**Dataset records**

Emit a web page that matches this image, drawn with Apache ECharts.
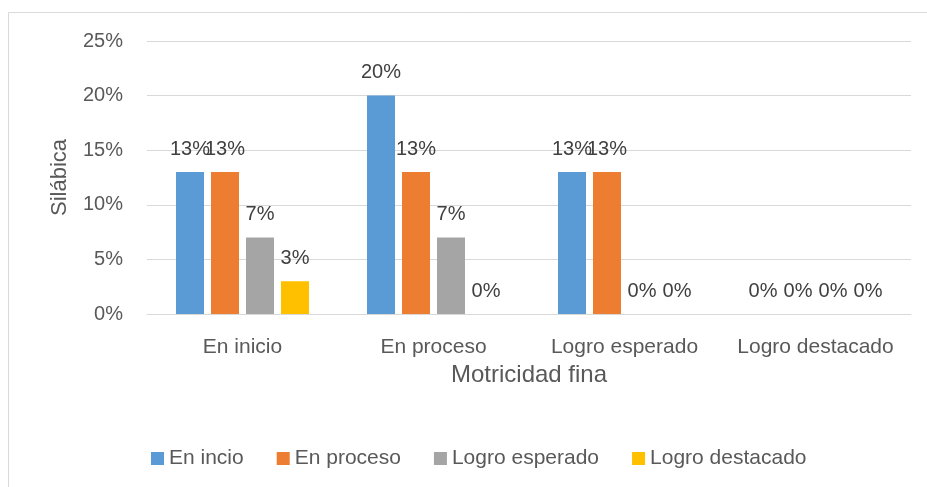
<!DOCTYPE html>
<html>
<head>
<meta charset="utf-8">
<script src="https://cdn.jsdelivr.net/npm/echarts@6/dist/echarts.min.js"></script>
<style>
  html, body { margin: 0; padding: 0; background: #fff; }
  #main { width: 927px; height: 487px; }
</style>
</head>
<body>
<div id="main"></div>
<script>
// datos
var categorias = ['En inicio', 'En proceso', 'Logro esperado', 'Logro destacado'];
var series_nombres = ['En incio', 'En proceso', 'Logro esperado', 'Logro destacado'];
var en_incio = [13, 20, 13, 0];
var en_proceso = [13, 13, 13, 0];
var logro_esperado = [7, 7, 0, 0];
var logro_destacado = [3, 0, 0, 0];
var colores = ['#5b9bd5', '#ed7d31', '#a5a5a5', '#ffc000'];

var fuente = '"Liberation Sans", Arial, sans-serif';

var dom = document.getElementById("main");
var myChart = echarts.init(dom);

function serie(nombre, datos) {
    return {
        name: nombre,
        type: 'bar',
        data: datos,
        barWidth: 28,
        barGap: '25%',
        label: {
            show: true,
            position: 'top',
            distance: 13,
            fontFamily: fuente,
            fontSize: 20,
            color: '#404040',
            formatter: function (p) { return p.value + '%'; }
        }
    };
}

var option = {
    animation: false,
    color: colores,
    textStyle: { fontFamily: fuente },
    graphic: [{
        type: 'rect',
        shape: { x: 8.5, y: 12.5, width: 940, height: 500 },
        style: { fill: 'none', stroke: '#d9d9d9', lineWidth: 1 },
        silent: true
    }],
    grid: {
        left: 147,
        right: 16,
        top: 41,
        bottom: 173
    },
    legend: {
        data: series_nombres,
        left: 146,
        top: 443,
        icon: 'rect',
        itemWidth: 13,
        itemHeight: 13,
        itemGap: 33,
        textStyle: { fontFamily: fuente, fontSize: 21, color: '#595959' }
    },
    xAxis: {
        type: 'category',
        data: categorias,
        name: 'Motricidad fina',
        nameLocation: 'middle',
        nameGap: 47,
        nameTextStyle: { fontFamily: fuente, fontSize: 24, color: '#595959' },
        axisLine: { lineStyle: { color: '#d9d9d9' } },
        axisTick: { show: false },
        axisLabel: { interval: 0, margin: 23, fontFamily: fuente, fontSize: 21, color: '#595959' }
    },
    yAxis: {
        type: 'value',
        min: 0,
        max: 25,
        interval: 5,
        name: 'Silábica',
        nameLocation: 'middle',
        nameGap: 76,
        nameTextStyle: { fontFamily: fuente, fontSize: 22, color: '#595959' },
        axisLine: { show: false },
        axisTick: { show: false },
        splitLine: { lineStyle: { color: '#d9d9d9' } },
        axisLabel: {
            margin: 24,
            fontFamily: fuente,
            fontSize: 20,
            color: '#595959',
            formatter: '{value}%'
        }
    },
    series: [
        serie(series_nombres[0], en_incio),
        serie(series_nombres[1], en_proceso),
        serie(series_nombres[2], logro_esperado),
        serie(series_nombres[3], logro_destacado)
    ]
};

if (option && typeof option === "object") {
    myChart.setOption(option, true);
}
</script>
</body>
</html>
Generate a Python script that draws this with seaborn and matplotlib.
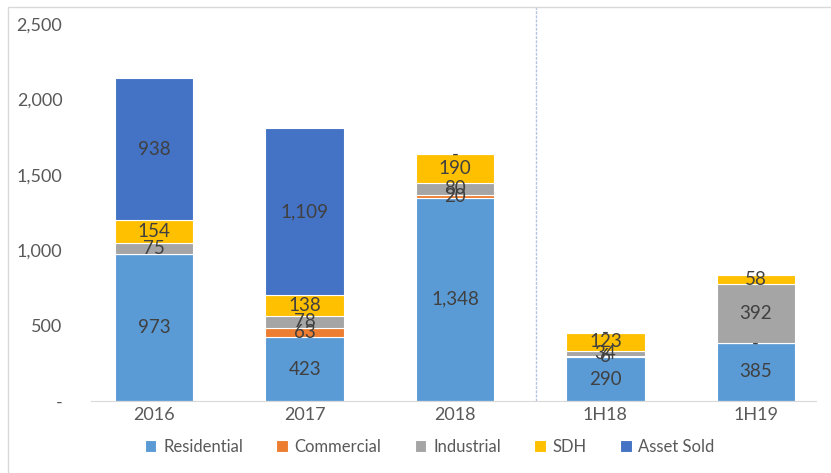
import matplotlib
matplotlib.use("Agg")
import matplotlib.pyplot as plt
from matplotlib.patches import Rectangle
import seaborn as sns
import numpy as np

periods = ["2016", "2017", "2018", "1H18", "1H19"]
residential = [973, 423, 1348, 290, 385]
commercial = [None, 63, 20, 6, 0]
industrial = [75, 78, 80, 34, 392]
sdh = [154, 138, 190, 123, 58]
asset_sold = [938, 1109, 0, 0, None]

series = [
    ("Residential", residential, "#5B9BD5"),
    ("Commercial", commercial, "#ED7D31"),
    ("Industrial", industrial, "#A5A5A5"),
    ("SDH", sdh, "#FFC000"),
    ("Asset Sold", asset_sold, "#4472C4"),
]

sns.set_style("white")
plt.rcParams["font.family"] = ["Lato", "DejaVu Sans"]

fig = plt.figure(figsize=(8.31, 4.73), dpi=100)
ax = fig.add_axes([79 / 831, (473 - 401) / 473, (831 - 79) / 831, (401 - 24) / 473])

bottom = np.zeros(len(periods))
for name, vals, color in series:
    v = np.array([np.nan if x is None else x for x in vals], dtype=float)
    h = np.nan_to_num(v)
    sns.barplot(x=periods, y=h, bottom=bottom, color=color, width=0.52, saturation=1,
                label=name, edgecolor="white", linewidth=0.8, ax=ax)
    cont = ax.containers[-1]
    labels = ["" if np.isnan(x) else ("-" if x == 0 else f"{x:,.0f}") for x in v]
    ax.bar_label(cont, labels=labels, label_type="center", fontsize=13.5, color="#404040")
    bottom = bottom + h

ax.set_xlim(-0.5, 4.5)
ax.set_ylim(0, 2500)
ax.set_yticks([0, 500, 1000, 1500, 2000, 2500])
ax.set_yticklabels(["-", "500", "1,000", "1,500", "2,000", "2,500"])
ax.tick_params(axis="y", length=0, pad=12, labelsize=13, labelcolor="#595959")
ax.tick_params(axis="x", length=0, pad=4, labelsize=13, labelcolor="#595959")
ax.set_xlabel("")
ax.set_ylabel("")
for s in ["top", "right", "left"]:
    ax.spines[s].set_visible(False)
ax.spines["bottom"].set_color("#d9d9d9")
ax.spines["bottom"].set_bounds(-0.42, 4.4)
ax.axvline(2.54, ymin=0, ymax=(401 - 7) / (401 - 24), color="#b4c3e0",
           linestyle=(0, (2, 1)), linewidth=1, clip_on=False)

handles, labs = ax.get_legend_handles_labels()
fig.legend(handles, labs, loc="center", bbox_to_anchor=(0.517, 0.055), ncol=5,
           frameon=False, fontsize=12, handlelength=0.7, handleheight=0.7,
           columnspacing=2.0, handletextpad=0.4, labelcolor="#595959")
ax.legend_ = None

fig.patches.append(Rectangle((8 / 831, -0.01), 1, (473 - 7) / 473 + 0.01,
                             transform=fig.transFigure, fill=False,
                             edgecolor="#d9d9d9", linewidth=1))

fig.savefig("out.png", dpi=100)
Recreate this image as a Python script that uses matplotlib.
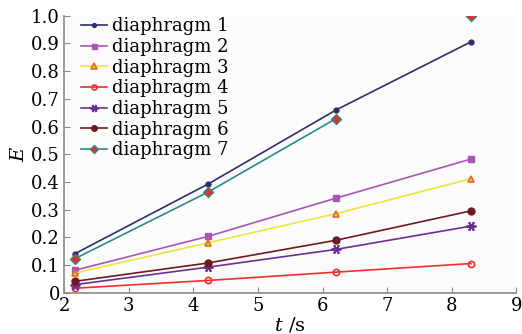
import matplotlib.pyplot as plt

# measurement times (s) and efficiency per diaphragm
t = [2.17, 4.23, 6.21, 8.30]
labels = ["diaphragm 1", "diaphragm 2", "diaphragm 3", "diaphragm 4",
          "diaphragm 5", "diaphragm 6", "diaphragm 7"]
e1 = [0.142, 0.393, 0.660, 0.906]
e2 = [0.082, 0.204, 0.342, 0.483]
e3 = [0.072, 0.181, 0.286, 0.412]
e4 = [0.017, 0.045, 0.075, 0.106]
e5 = [0.030, 0.093, 0.157, 0.241]
e6 = [0.042, 0.108, 0.190, 0.296]
e7 = [0.124, 0.364, 0.629, 1.000]

plt.rcParams["font.family"] = "DejaVu Serif"
plt.rcParams["mathtext.fontset"] = "dejavuserif"

fig = plt.figure(figsize=(5.22, 3.34), dpi=100)
ax = fig.add_axes([0.123, 0.123, 0.866, 0.83])
ax.set_facecolor("#fbfbfb")

ax.plot(t, e1, color="#2e2f6b", marker="o", ms=3.5, lw=1.2, label=labels[0])
ax.plot(t, e2, color="#a756b4", marker="s", ms=4.5, lw=1.2, label=labels[1])
ax.plot(t, e3, color="#e9e63c", marker="^", ms=5, mfc="#f0d040", mec="#e06a20",
        mew=1.2, lw=1.2, label=labels[2])
ax.plot(t, e4, color="#f0302c", marker="o", ms=4.5, mfc="none", mec="#f0302c",
        mew=1.2, lw=1.2, label=labels[3])
ax.plot(t, e5, color="#6d2f92", marker=(6, 2, 90), ms=7, mew=1.4, lw=1.2,
        label=labels[4])
ax.plot(t, e6, color="#6e1a1e", marker="o", ms=5, lw=1.2, label=labels[5])
# last point of diaphragm 7 is not joined to the line
ax.plot(t[:3], e7[:3], color="#2a8a88", marker="D", ms=5, mfc="#e8302a",
        mec="#2a8a88", lw=1.2, label=labels[6])
ax.plot(t[3:], e7[3:], ls="none", marker="D", ms=5, mfc="#e8302a", mec="#2a8a88")

ax.set_xlim(2, 9)
ax.set_ylim(0, 1.0)
ax.set_xticks(range(2, 10))
ax.set_yticks([i / 10 for i in range(11)])
ax.set_yticklabels(["0"] + [f"{i / 10:.1f}" for i in range(1, 11)])

for s in ("top", "right"):
    ax.spines[s].set_visible(False)
for s in ("left", "bottom"):
    ax.spines[s].set_color("#8a8a8a")
    ax.spines[s].set_linewidth(1.2)
ax.tick_params(direction="in", length=4, color="#8a8a8a", labelsize=13, pad=3)

ax.set_xlabel("$t$ /s", fontsize=14, labelpad=0)
ax.set_ylabel("$E$", fontsize=14, labelpad=2)

ax.legend(loc="upper left", bbox_to_anchor=(0.01, 1.04), frameon=False,
          fontsize=13, handlelength=1.4, handletextpad=0.3, labelspacing=0.15,
          borderaxespad=0.3, markerscale=0.8)

fig.savefig("out.png", dpi=100)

**Instruction**
Take the records above from their first line through the line with "var myChart = echarts.init(dom);" and set those lines down word for word, minus the pictures.

**Result below**
Emit a web page that matches this image, drawn with Apache ECharts.
<!DOCTYPE html>
<html>
<head>
<meta charset="utf-8">
<script src="https://cdn.jsdelivr.net/npm/echarts@6/dist/echarts.min.js"></script>
<style>
  html, body { margin: 0; padding: 0; background: #fff; }
  #main { width: 927px; height: 487px; }
</style>
</head>
<body>
<div id="main"></div>
<script>
// datos
var categorias = ['En inicio', 'En proceso', 'Logro esperado', 'Logro destacado'];
var series_nombres = ['En incio', 'En proceso', 'Logro esperado', 'Logro destacado'];
var en_incio = [13, 20, 13, 0];
var en_proceso = [13, 13, 13, 0];
var logro_esperado = [7, 7, 0, 0];
var logro_destacado = [3, 0, 0, 0];
var colores = ['#5b9bd5', '#ed7d31', '#a5a5a5', '#ffc000'];

var fuente = '"Liberation Sans", Arial, sans-serif';

var dom = document.getElementById("main");
var myChart = echarts.init(dom);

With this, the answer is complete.